We also leverage BP-OSD to perform two additional useful tasks that can be framed as appropriate optimization problems. First, given a code, we can find an upper bound on the code distance. Second, given a code and a syndrome measurement circuit, we can determine an upper bound on the circuit distance.

Logical memory capabilities

As depicted in Fig. 1c a BB LDPC code can be used as a data storage unit for, for example, a small surface code quantum computer. To this end we demonstrate two capabilities: joint logical XX measurements between a surface code qubit and any qubit within the BB code, and logical Z measurements on any qubit in the BB code. These measurements facilitate quantum teleportation circuits implementing load-store operations, transporting qubits into and out of the BB code.
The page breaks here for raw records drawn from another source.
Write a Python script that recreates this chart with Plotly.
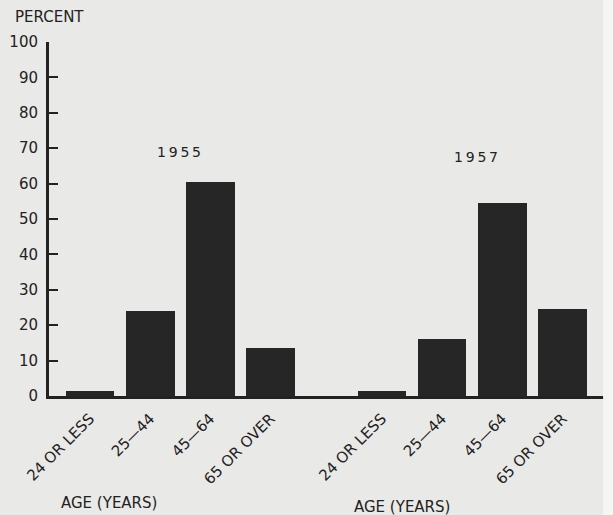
import plotly.graph_objects as go

# ---- data ----
age_groups = ["24 OR LESS", "25\u201444", "45\u201464", "65 OR OVER"]
years = ["1955", "1957"]
pct_1955 = [1.5, 24, 60.5, 13.5]
pct_1957 = [1.5, 16, 54.5, 24.5]
y_ticks = [0, 10, 20, 30, 40, 50, 60, 70, 80, 90, 100]

GROUP_GAP = 4.85
BAR_COLOR = "#262626"
INK = "#222222"
BG = "#e9e9e7"
FONT = "DejaVu Sans"

# label placements (data units / paper units)
year_label_pos = [(1.48, 68.9), (6.42, 67.5)]
age_title_pos = [(0.31, -0.302), (5.19, -0.314)]

fig = go.Figure()
tickvals, ticktext = [], []
for g, (yr, vals) in enumerate(zip(years, [pct_1955, pct_1957])):
    xs = [g * GROUP_GAP + i for i in range(len(age_groups))]
    tickvals += xs
    ticktext += age_groups
    fig.add_trace(go.Bar(x=xs, y=vals, width=0.81, marker=dict(color=BAR_COLOR, line=dict(width=0)),
                         name=yr, showlegend=False, hoverinfo="x+y"))
    yx, yy = year_label_pos[g]
    fig.add_annotation(x=yx, y=yy, text="\u2009".join(yr), showarrow=False,
                       xanchor="center", yanchor="middle",
                       font=dict(family=FONT, size=14, color=INK))
    ax_, ay_ = age_title_pos[g]
    fig.add_annotation(x=ax_, y=ay_, yref="paper", text="AGE (YEARS)", showarrow=False,
                       xanchor="center", yanchor="middle",
                       font=dict(family=FONT, size=15, color=INK))

fig.add_annotation(xref="paper", yref="paper", x=-0.0645, y=1.0706, xanchor="left",
                   yanchor="middle",
                   text="PERCENT", showarrow=False, font=dict(family=FONT, size=15, color=INK))

# page edge strip at right
fig.add_shape(type="rect", xref="paper", yref="paper", x0=0.993, x1=1.02, y0=-0.4, y1=1.2,
              fillcolor="#f5f5f3", line=dict(width=0), layer="above")

fig.update_layout(
    width=613, height=515,
    margin=dict(l=49, r=6, t=42, b=119),
    paper_bgcolor=BG, plot_bgcolor=BG,
    bargap=0,
    xaxis=dict(range=[-0.68, 8.59], tickmode="array", tickvals=tickvals, ticktext=ticktext,
               tickangle=-45, showgrid=False, zeroline=False, showline=True,
               linecolor=INK, linewidth=3, ticks="", ticklabelstandoff=5,
               tickfont=dict(family=FONT, size=15, color=INK)),
    yaxis=dict(range=[0, 100], tickmode="array", tickvals=y_ticks, showgrid=False,
               zeroline=False, showline=True, linecolor=INK, linewidth=3,
               ticks="inside", ticklen=9, tickwidth=2, tickcolor=INK,
               ticklabelstandoff=5,
               tickfont=dict(family=FONT, size=15, color=INK)),
)

fig.write_html("out.html", config={"displayModeBar": False},
               post_script="document.body.style.margin='0px';document.body.style.background='#e9e9e7';")
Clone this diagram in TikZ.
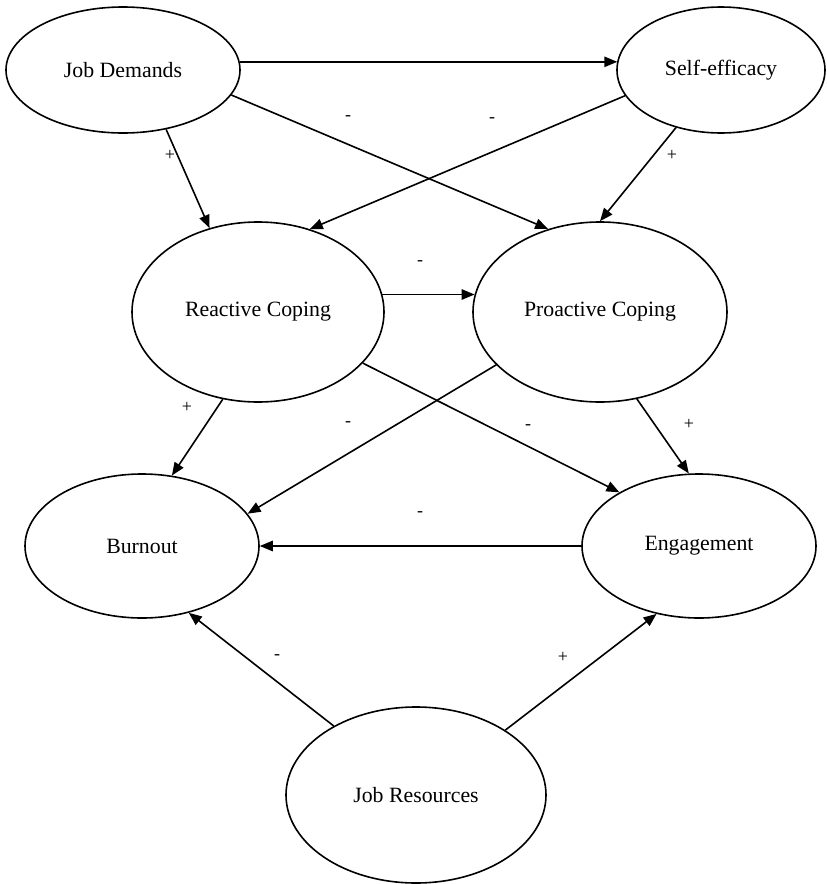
\documentclass[tikz,border=0pt]{standalone}
\usepackage{fontspec}
\setmainfont{Liberation Serif}
\usetikzlibrary{shapes.geometric,arrows.meta}
\begin{document}
\begin{tikzpicture}[x=0.5pt,y=-0.5pt,
  latent/.style={ellipse,draw,line width=0.8pt,inner sep=0pt,font=\fontsize{10.9}{13}\selectfont},
  pathway/.style={line width=0.8pt,-{Triangle[length=6.5pt,width=5.2pt]}},
  sign/.style={font=\fontsize{9}{10}\selectfont,inner sep=0pt}]
\useasboundingbox (0,0) rectangle (826,884);
\node[latent,minimum width=117pt,minimum height=63pt] (jd) at (123,70) {Job Demands};
\node[latent,minimum width=104pt,minimum height=63pt] (se) at (721,70) {Self-efficacy};
\node[latent,minimum width=126pt,minimum height=90pt] (rc) at (258,312) {Reactive Coping};
\node[latent,minimum width=127pt,minimum height=90pt] (pc) at (600,312) {Proactive Coping};
\node[latent,minimum width=117pt,minimum height=72pt] (bo) at (142,546) {Burnout};
\node[latent,minimum width=117pt,minimum height=72pt] (en) at (699,546) {Engagement};
\node[latent,minimum width=130pt,minimum height=88pt] (jr) at (416,795) {Job Resources};

\draw[pathway] (jd.4.6) -- (se.175 |- jd.4.6);
\draw[pathway] (jd.-54.5) -- (rc.120.5);
\draw[pathway] (jd.-13.5) -- (pc.122.6);
\draw[pathway] (se.195.1) -- (rc.58.3);
\draw[pathway] (se.232.1) -- (pc.90);
\draw[pathway] (rc.8) -- (pc.172 |- rc.8);
\draw[pathway] (rc.248.7) -- (bo.67.9);
\draw[pathway] (pc.207) -- (bo.17.9);
\draw[pathway] (rc.-26.8) -- (en.146.6);
\draw[pathway] (pc.-67.6) -- (en.98.6);
\draw[pathway] (en.180) -- (bo.0);
\draw[pathway] (jr.140.5) -- (bo.-55.9);
\draw[pathway] (jr.36.7) -- (en.-122.8);

\node[sign] (s1) at (170,155) {+};
\node[sign] (s2) at (348,118) {-};
\node[sign] (s3) at (492,120) {-};
\node[sign] (s4) at (672,155) {+};
\node[sign] (s5) at (420,263) {-};
\node[sign] (s6) at (187,407) {+};
\node[sign] (s7) at (348,424) {-};
\node[sign] (s8) at (528,427) {-};
\node[sign] (s9) at (689,424) {+};
\node[sign] (s10) at (420,514) {-};
\node[sign] (s11) at (277,657) {-};
\node[sign] (s12) at (563,657) {+};
\end{tikzpicture}
\end{document}
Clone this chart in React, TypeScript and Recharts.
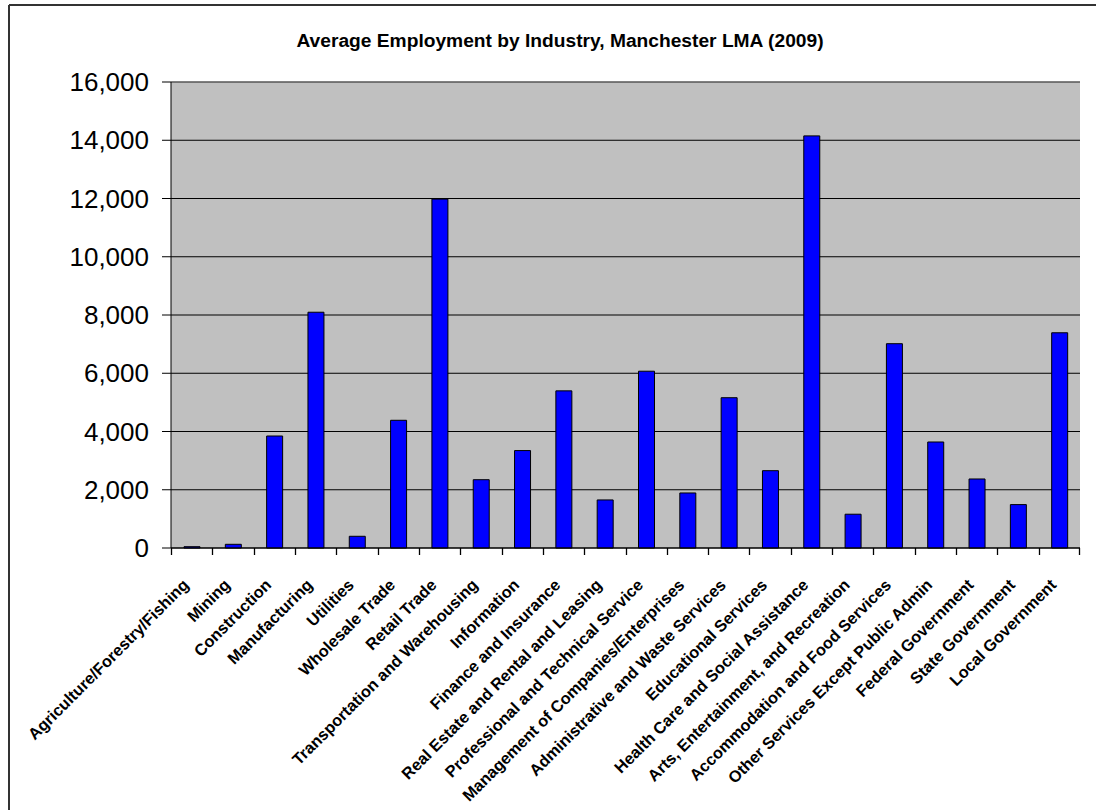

These measurements are facilitated by the combination of two techniques. A construction based on ref. 50 enables fault-tolerant logical measurement of one logical X and one logical Z operator. The main idea, as illustrated in Fig. 1c, is to extend the Tanner graph of the BB code to a larger code that features the desired logical operators as stabilizers. We show that this extended Tanner graph is compatible with a thickness-2 architecture while simultaneously connecting the logical X extension to an ancillary surface code.

To extend the reach of these logical measurements beyond a single X and Z operator, we leverage techniques from ref. 67 to derive several fault-tolerant unitary operations. These operations achieve measurement of X and Z for all qubits by acting on the original measurement by conjugation, and have fault-tolerant circuit implementations within the existing connectivity of the Tanner graph.